┌────────
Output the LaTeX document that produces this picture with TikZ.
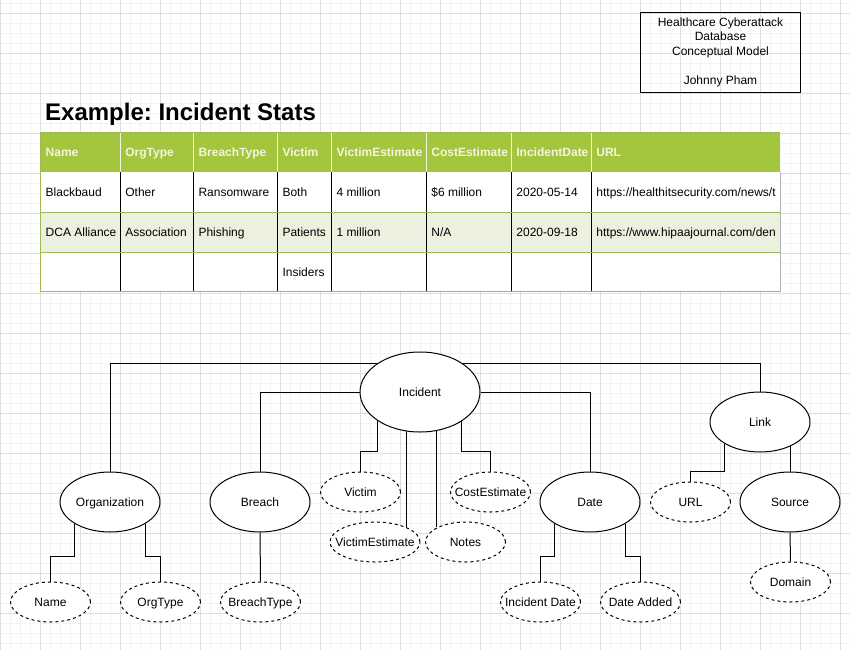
\documentclass[tikz,border=0pt]{standalone}
\usepackage{fontspec}
\setmainfont{Liberation Sans}
\usetikzlibrary{shapes.geometric}
\pgfdeclarelayer{bg}\pgfdeclarelayer{edges}
\pgfsetlayers{bg,edges,main}
\definecolor{hdr}{RGB}{164,198,62}
\definecolor{rowalt}{RGB}{235,241,222}
\definecolor{tborder}{RGB}{155,187,89}
\definecolor{hdrtext}{RGB}{245,245,220}
\definecolor{gridminor}{RGB}{243,243,243}
\definecolor{gridmajor}{RGB}{222,222,222}
\frenchspacing
\begin{document}
\begin{tikzpicture}[x=1pt,y=-1pt,
  entity/.style={ellipse,draw,fill=white,line width=1pt,minimum width=100pt,minimum height=60pt,inner sep=0pt,
     text height=8.6pt,text depth=0pt,font=\fontsize{12}{14}\selectfont},
  attr/.style={entity,dash pattern=on 3pt off 3pt,minimum width=80pt,minimum height=40pt},
  conn/.style={line width=1pt,black},
  cell/.style={anchor=base west,inner sep=0pt,font=\fontsize{12}{14}\selectfont},
  hcell/.style={cell,font=\fontsize{12}{14}\selectfont\bfseries,text=hdrtext},
]
\useasboundingbox (0,0) rectangle (850,650);
\begin{pgfonlayer}{bg}
\fill[white] (0,0) rectangle (850,650);
\foreach \i in {0,...,85} \draw[gridminor,line width=0.8pt] (\i*10,0) -- (\i*10,650);
\foreach \i in {0,...,65} \draw[gridminor,line width=0.8pt] (0,\i*10+3) -- (850,\i*10+3);
\foreach \i in {0,...,21} \draw[gridmajor,line width=0.8pt] (\i*40,0) -- (\i*40,650);
\foreach \i in {0,...,16} \draw[gridmajor,line width=0.8pt] (0,\i*40+13) -- (850,\i*40+13);
\end{pgfonlayer}

% title box
\node[draw,line width=1pt,minimum width=160pt,minimum height=80pt,inner sep=0pt,align=center,
  font=\fontsize{12}{14.5}\selectfont] (tbox) at (720.5,52.3)
  {Healthcare Cyberattack\\Database\\Conceptual Model\\\mbox{}\\Johnny Pham};

\node[anchor=base west,inner sep=0pt,font=\fontsize{24}{28}\selectfont\bfseries] (title) at (45,121) {Example: Incident Stats};

% table
\fill[hdr] (40,132.3) rectangle (780.3,172.3);
\fill[white] (40,172.3) rectangle (780.3,212.3);
\fill[rowalt] (40,212.3) rectangle (780.3,252);
\fill[white] (40,252) rectangle (780.3,291.7);
\foreach \x in {120.7,193.3,277.3,331.7,426.7,511.7,591.7} {
  \draw[hdrtext,line width=1pt] (\x,132.3) -- (\x,172.3);
  \draw[black,line width=1pt] (\x,172.3) -- (\x,291.7);
}
\draw[tborder,line width=1pt] (40,212.3) -- (780.3,212.3);
\draw[tborder,line width=1pt] (40,252) -- (780.3,252);
\draw[tborder,line width=1pt] (780.3,291.7) -- (40,291.7) -- (40,132.3) -- (780.3,132.3);
\draw[black!30,line width=1pt] (780.3,172.3) -- (780.3,291.7);

\node[hcell] (h1) at (45.5,156.3) {Name};
\node[hcell] (h2) at (125.2,156.3) {OrgType};
\node[hcell] (h3) at (198.3,156.3) {BreachType};
\node[hcell] (h4) at (282.3,156.3) {Victim};
\node[hcell] (h5) at (336.3,156.3) {VictimEstimate};
\node[hcell] (h6) at (431.2,156.3) {CostEstimate};
\node[hcell] (h7) at (516.2,156.3) {IncidentDate};
\node[hcell] (h8) at (596.2,156.3) {URL};

\node[cell] (a1) at (45.5,196.3) {Blackbaud};
\node[cell] (a2) at (125.2,196.3) {Other};
\node[cell] (a3) at (198.3,196.3) {Ransomware};
\node[cell] (a4) at (282.3,196.3) {Both};
\node[cell] (a5) at (336.3,196.3) {4 million};
\node[cell] (a6) at (431.2,196.3) {\$6 million};
\node[cell] (a7) at (516.2,196.3) {2020-05-14};

\node[cell] (b1) at (45.5,236.3) {DCA Alliance};
\node[cell] (b2) at (125.2,236.3) {Association};
\node[cell] (b3) at (198.3,236.3) {Phishing};
\node[cell] (b4) at (282.3,236.3) {Patients};
\node[cell] (b5) at (336.3,236.3) {1 million};
\node[cell] (b6) at (431.2,236.3) {N/A};
\node[cell] (b7) at (516.2,236.3) {2020-09-18};

\node[cell] (c4) at (282.3,276.3) {Insiders};

\begin{scope}
\clip (592.5,172.3) rectangle (779.8,252);
\node[cell] (a8) at (596.2,196.3) {https://healthitsecurity.com/news/t};
\node[cell] (b8) at (596.2,236.3) {https://www.hipaajournal.com/den};
\end{scope}

% ER diagram
\node[entity,minimum width=120pt,minimum height=80pt] (inc) at (420,392) {\makebox[0pt]{Incident}};
\node[entity] (org) at (110,502) {\makebox[0pt]{Organization}};
\node[entity] (breach) at (260,502) {\makebox[0pt]{Breach}};
\node[entity] (date) at (590,502) {\makebox[0pt]{Date}};
\node[entity] (link) at (760,422) {\makebox[0pt]{Link}};
\node[entity] (source) at (790,502) {\makebox[0pt]{Source}};

\node[attr] (name) at (50.5,602) {\makebox[0pt]{Name}};
\node[attr] (orgtype) at (160.5,602) {\makebox[0pt]{OrgType}};
\node[attr] (btype) at (260.5,602) {\makebox[0pt]{BreachType}};
\node[attr] (victim) at (360.5,492) {\makebox[0pt]{Victim}};
\node[attr,minimum width=90pt] (vest) at (375,542) {\makebox[0pt]{VictimEstimate}};
\node[attr] (cost) at (490.5,492) {\makebox[0pt]{CostEstimate}};
\node[attr] (notes) at (465.5,542) {\makebox[0pt]{Notes}};
\node[attr] (idate) at (540.5,602) {\makebox[0pt]{Incident Date}};
\node[attr] (dadded) at (640.5,602) {\makebox[0pt]{Date Added}};
\node[attr] (url) at (690.5,502) {\makebox[0pt]{URL}};
\node[attr] (domain) at (790.5,582) {\makebox[0pt]{Domain}};

\begin{pgfonlayer}{edges}
\draw[conn] (org.north) |- ([yshift=-12pt]inc.north) -| (link.north);
\draw[conn] (inc.west) -| (breach.north);
\draw[conn] (inc.east) -| (date.north);
\draw[conn] (inc.214.2) |- ([yshift=20pt]victim.north) -- (victim.north);
\draw[conn] (inc.325.8) |- ([yshift=20pt]cost.north) -- (cost.north);
\draw[conn] (inc.251.6) -- (inc.251.6 |- vest.23.7);
\draw[conn] (inc.293.9) -- (inc.293.9 |- notes.153);
\draw[conn] (org.211.5) |- ([yshift=25pt]name.north) -- (name.north);
\draw[conn] (org.328.5) |- ([yshift=25pt]orgtype.north) -- (orgtype.north);
\draw[conn] (breach.south) -- (btype.north);
\draw[conn] (date.211.5) |- ([yshift=25pt]idate.north) -- (idate.north);
\draw[conn] (date.328.5) |- ([yshift=25pt]dadded.north) -- (dadded.north);
\draw[conn] (link.211.5) |- ([yshift=10pt]url.north) -- (url.north);
\draw[conn] (link.322.4) -- (link.322.4 |- source.north);
\draw[conn] (source.south) -- (domain.north);
\end{pgfonlayer}
\end{tikzpicture}
\end{document}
└────────
» **Written request**:
Copy out each line exactly, without the pictures.

» **The response**:
Output the LaTeX document that produces this picture with TikZ.
\documentclass[tikz,border=0pt]{standalone}
\usepackage{fontspec}
\setmainfont{Liberation Sans}
\usetikzlibrary{shapes.geometric}
\pgfdeclarelayer{bg}\pgfdeclarelayer{edges}
\pgfsetlayers{bg,edges,main}
\definecolor{hdr}{RGB}{164,198,62}
\definecolor{rowalt}{RGB}{235,241,222}
\definecolor{tborder}{RGB}{155,187,89}
\definecolor{hdrtext}{RGB}{245,245,220}
\definecolor{gridminor}{RGB}{243,243,243}
\definecolor{gridmajor}{RGB}{222,222,222}
\frenchspacing
\begin{document}
\begin{tikzpicture}[x=1pt,y=-1pt,
  entity/.style={ellipse,draw,fill=white,line width=1pt,minimum width=100pt,minimum height=60pt,inner sep=0pt,
     text height=8.6pt,text depth=0pt,font=\fontsize{12}{14}\selectfont},
  attr/.style={entity,dash pattern=on 3pt off 3pt,minimum width=80pt,minimum height=40pt},
  conn/.style={line width=1pt,black},
  cell/.style={anchor=base west,inner sep=0pt,font=\fontsize{12}{14}\selectfont},
  hcell/.style={cell,font=\fontsize{12}{14}\selectfont\bfseries,text=hdrtext},
]
\useasboundingbox (0,0) rectangle (850,650);
\begin{pgfonlayer}{bg}
\fill[white] (0,0) rectangle (850,650);
\foreach \i in {0,...,85} \draw[gridminor,line width=0.8pt] (\i*10,0) -- (\i*10,650);
\foreach \i in {0,...,65} \draw[gridminor,line width=0.8pt] (0,\i*10+3) -- (850,\i*10+3);
\foreach \i in {0,...,21} \draw[gridmajor,line width=0.8pt] (\i*40,0) -- (\i*40,650);
\foreach \i in {0,...,16} \draw[gridmajor,line width=0.8pt] (0,\i*40+13) -- (850,\i*40+13);
\end{pgfonlayer}

% title box
\node[draw,line width=1pt,minimum width=160pt,minimum height=80pt,inner sep=0pt,align=center,
  font=\fontsize{12}{14.5}\selectfont] (tbox) at (720.5,52.3)
  {Healthcare Cyberattack\\Database\\Conceptual Model\\\mbox{}\\Johnny Pham};

\node[anchor=base west,inner sep=0pt,font=\fontsize{24}{28}\selectfont\bfseries] (title) at (45,121) {Example: Incident Stats};

% table
\fill[hdr] (40,132.3) rectangle (780.3,172.3);
\fill[white] (40,172.3) rectangle (780.3,212.3);
\fill[rowalt] (40,212.3) rectangle (780.3,252);
\fill[white] (40,252) rectangle (780.3,291.7);
\foreach \x in {120.7,193.3,277.3,331.7,426.7,511.7,591.7} {
  \draw[hdrtext,line width=1pt] (\x,132.3) -- (\x,172.3);
  \draw[black,line width=1pt] (\x,172.3) -- (\x,291.7);
}
\draw[tborder,line width=1pt] (40,212.3) -- (780.3,212.3);
\draw[tborder,line width=1pt] (40,252) -- (780.3,252);
\draw[tborder,line width=1pt] (780.3,291.7) -- (40,291.7) -- (40,132.3) -- (780.3,132.3);
\draw[black!30,line width=1pt] (780.3,172.3) -- (780.3,291.7);

\node[hcell] (h1) at (45.5,156.3) {Name};
\node[hcell] (h2) at (125.2,156.3) {OrgType};
\node[hcell] (h3) at (198.3,156.3) {BreachType};
\node[hcell] (h4) at (282.3,156.3) {Victim};
\node[hcell] (h5) at (336.3,156.3) {VictimEstimate};
\node[hcell] (h6) at (431.2,156.3) {CostEstimate};
\node[hcell] (h7) at (516.2,156.3) {IncidentDate};
\node[hcell] (h8) at (596.2,156.3) {URL};

\node[cell] (a1) at (45.5,196.3) {Blackbaud};
\node[cell] (a2) at (125.2,196.3) {Other};
\node[cell] (a3) at (198.3,196.3) {Ransomware};
\node[cell] (a4) at (282.3,196.3) {Both};
\node[cell] (a5) at (336.3,196.3) {4 million};
\node[cell] (a6) at (431.2,196.3) {\$6 million};
\node[cell] (a7) at (516.2,196.3) {2020-05-14};

\node[cell] (b1) at (45.5,236.3) {DCA Alliance};
\node[cell] (b2) at (125.2,236.3) {Association};
\node[cell] (b3) at (198.3,236.3) {Phishing};
\node[cell] (b4) at (282.3,236.3) {Patients};
\node[cell] (b5) at (336.3,236.3) {1 million};
\node[cell] (b6) at (431.2,236.3) {N/A};
\node[cell] (b7) at (516.2,236.3) {2020-09-18};

\node[cell] (c4) at (282.3,276.3) {Insiders};

\begin{scope}
\clip (592.5,172.3) rectangle (779.8,252);
\node[cell] (a8) at (596.2,196.3) {https://healthitsecurity.com/news/t};
\node[cell] (b8) at (596.2,236.3) {https://www.hipaajournal.com/den};
\end{scope}

% ER diagram
\node[entity,minimum width=120pt,minimum height=80pt] (inc) at (420,392) {\makebox[0pt]{Incident}};
\node[entity] (org) at (110,502) {\makebox[0pt]{Organization}};
\node[entity] (breach) at (260,502) {\makebox[0pt]{Breach}};
\node[entity] (date) at (590,502) {\makebox[0pt]{Date}};
\node[entity] (link) at (760,422) {\makebox[0pt]{Link}};
\node[entity] (source) at (790,502) {\makebox[0pt]{Source}};

\node[attr] (name) at (50.5,602) {\makebox[0pt]{Name}};
\node[attr] (orgtype) at (160.5,602) {\makebox[0pt]{OrgType}};
\node[attr] (btype) at (260.5,602) {\makebox[0pt]{BreachType}};
\node[attr] (victim) at (360.5,492) {\makebox[0pt]{Victim}};
\node[attr,minimum width=90pt] (vest) at (375,542) {\makebox[0pt]{VictimEstimate}};
\node[attr] (cost) at (490.5,492) {\makebox[0pt]{CostEstimate}};
\node[attr] (notes) at (465.5,542) {\makebox[0pt]{Notes}};
\node[attr] (idate) at (540.5,602) {\makebox[0pt]{Incident Date}};
\node[attr] (dadded) at (640.5,602) {\makebox[0pt]{Date Added}};
\node[attr] (url) at (690.5,502) {\makebox[0pt]{URL}};
\node[attr] (domain) at (790.5,582) {\makebox[0pt]{Domain}};

\begin{pgfonlayer}{edges}
\draw[conn] (org.north) |- ([yshift=-12pt]inc.north) -| (link.north);
\draw[conn] (inc.west) -| (breach.north);
\draw[conn] (inc.east) -| (date.north);
\draw[conn] (inc.214.2) |- ([yshift=20pt]victim.north) -- (victim.north);
\draw[conn] (inc.325.8) |- ([yshift=20pt]cost.north) -- (cost.north);
\draw[conn] (inc.251.6) -- (inc.251.6 |- vest.23.7);
\draw[conn] (inc.293.9) -- (inc.293.9 |- notes.153);
\draw[conn] (org.211.5) |- ([yshift=25pt]name.north) -- (name.north);
\draw[conn] (org.328.5) |- ([yshift=25pt]orgtype.north) -- (orgtype.north);
\draw[conn] (breach.south) -- (btype.north);
\draw[conn] (date.211.5) |- ([yshift=25pt]idate.north) -- (idate.north);
\draw[conn] (date.328.5) |- ([yshift=25pt]dadded.north) -- (dadded.north);
\draw[conn] (link.211.5) |- ([yshift=10pt]url.north) -- (url.north);
\draw[conn] (link.322.4) -- (link.322.4 |- source.north);
\draw[conn] (source.south) -- (domain.north);
\end{pgfonlayer}
\end{tikzpicture}
\end{document}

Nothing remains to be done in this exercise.